**Do this:** Omit the pictures and print exactly the lines of the listing below, starting at the first and ending at the line containing "ax.set_ylabel('Stiffness [N/mm]', fontsize=17.5, labelpad=14)".

**Available data:**
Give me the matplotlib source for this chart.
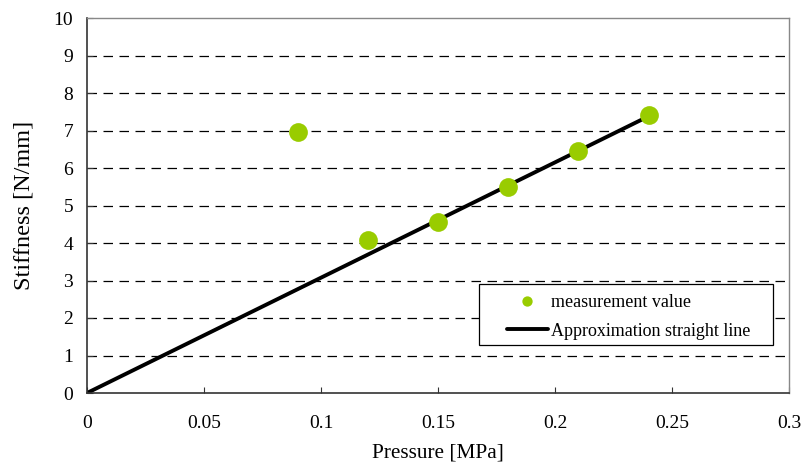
import matplotlib
matplotlib.use("Agg")
import matplotlib.pyplot as plt
from matplotlib.patches import Rectangle

plt.rcParams['font.family'] = ['Liberation Serif', 'DejaVu Serif']

pressure = [0.09, 0.12, 0.15, 0.18, 0.21, 0.24]
stiffness = [6.96, 4.08, 4.56, 5.50, 6.46, 7.41]
line_x = [0.0, 0.24]
line_y = [0.0, 7.38]
xticks = [0, 0.05, 0.1, 0.15, 0.2, 0.25, 0.3]
xticklabels = ['0', '0.05', '0.1', '0.15', '0.2', '0.25', '0.3']
yticks = list(range(0, 11))

fig = plt.figure(figsize=(8.02, 4.67), dpi=100)
ax = fig.add_axes([87/802, 1 - 393/467, (789-87)/802, (393-18)/467])

ax.plot(line_x, line_y, color='black', lw=2.8, solid_capstyle='round',
        label='Approximation straight line', zorder=2)
ax.plot(pressure, stiffness, 'o', color='#99CC00', markersize=13.5,
        markeredgewidth=0, label='measurement value', zorder=3)

ax.set_xlim(0, 0.3)
ax.set_ylim(0, 10)
ax.set_xticks(xticks)
ax.set_xticklabels(xticklabels)
ax.set_yticks(yticks)
for y in yticks[1:-1]:
    ax.axhline(y, color='black', lw=0.9, dashes=(7.6, 5.2), zorder=1)

for s in ['left', 'bottom']:
    ax.spines[s].set_color('#333333')
    ax.spines[s].set_linewidth(1.2)
for s in ['top', 'right']:
    ax.spines[s].set_color('#888888')
    ax.spines[s].set_linewidth(1.0)

ax.tick_params(axis='x', direction='in', length=4, labelsize=14, pad=16, colors='#333333', labelcolor='black')
ax.tick_params(axis='y', direction='in', length=4, labelsize=14, pad=10, colors='#333333', labelcolor='black')

ax.set_xlabel('Pressure [MPa]', fontsize=15.3, labelpad=8)
ax.set_ylabel('Stiffness [N/mm]', fontsize=17.5, labelpad=14)

# legend box
ax.add_patch(Rectangle(((479-87)/702, (393-345)/375), (773-479)/702, (345-284)/375,
                       transform=ax.transAxes, facecolor='white', edgecolor='black',
                       lw=0.9, zorder=4))
handles, labels = ax.get_legend_handles_labels()
leg = ax.legend(handles[::-1], labels[::-1], loc='center left',
                bbox_to_anchor=((507-87)/702, (393-317)/375),
                fontsize=13, frameon=False, borderaxespad=0, borderpad=0,
                handlelength=2.27, markerscale=0.55, handletextpad=0.15,
                labelspacing=0.62)
leg.set_zorder(5)

fig.savefig('out.png', dpi=100)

**Reply:**
Give me the matplotlib source for this chart.
import matplotlib
matplotlib.use("Agg")
import matplotlib.pyplot as plt
from matplotlib.patches import Rectangle

plt.rcParams['font.family'] = ['Liberation Serif', 'DejaVu Serif']

pressure = [0.09, 0.12, 0.15, 0.18, 0.21, 0.24]
stiffness = [6.96, 4.08, 4.56, 5.50, 6.46, 7.41]
line_x = [0.0, 0.24]
line_y = [0.0, 7.38]
xticks = [0, 0.05, 0.1, 0.15, 0.2, 0.25, 0.3]
xticklabels = ['0', '0.05', '0.1', '0.15', '0.2', '0.25', '0.3']
yticks = list(range(0, 11))

fig = plt.figure(figsize=(8.02, 4.67), dpi=100)
ax = fig.add_axes([87/802, 1 - 393/467, (789-87)/802, (393-18)/467])

ax.plot(line_x, line_y, color='black', lw=2.8, solid_capstyle='round',
        label='Approximation straight line', zorder=2)
ax.plot(pressure, stiffness, 'o', color='#99CC00', markersize=13.5,
        markeredgewidth=0, label='measurement value', zorder=3)

ax.set_xlim(0, 0.3)
ax.set_ylim(0, 10)
ax.set_xticks(xticks)
ax.set_xticklabels(xticklabels)
ax.set_yticks(yticks)
for y in yticks[1:-1]:
    ax.axhline(y, color='black', lw=0.9, dashes=(7.6, 5.2), zorder=1)

for s in ['left', 'bottom']:
    ax.spines[s].set_color('#333333')
    ax.spines[s].set_linewidth(1.2)
for s in ['top', 'right']:
    ax.spines[s].set_color('#888888')
    ax.spines[s].set_linewidth(1.0)

ax.tick_params(axis='x', direction='in', length=4, labelsize=14, pad=16, colors='#333333', labelcolor='black')
ax.tick_params(axis='y', direction='in', length=4, labelsize=14, pad=10, colors='#333333', labelcolor='black')

ax.set_xlabel('Pressure [MPa]', fontsize=15.3, labelpad=8)
ax.set_ylabel('Stiffness [N/mm]', fontsize=17.5, labelpad=14)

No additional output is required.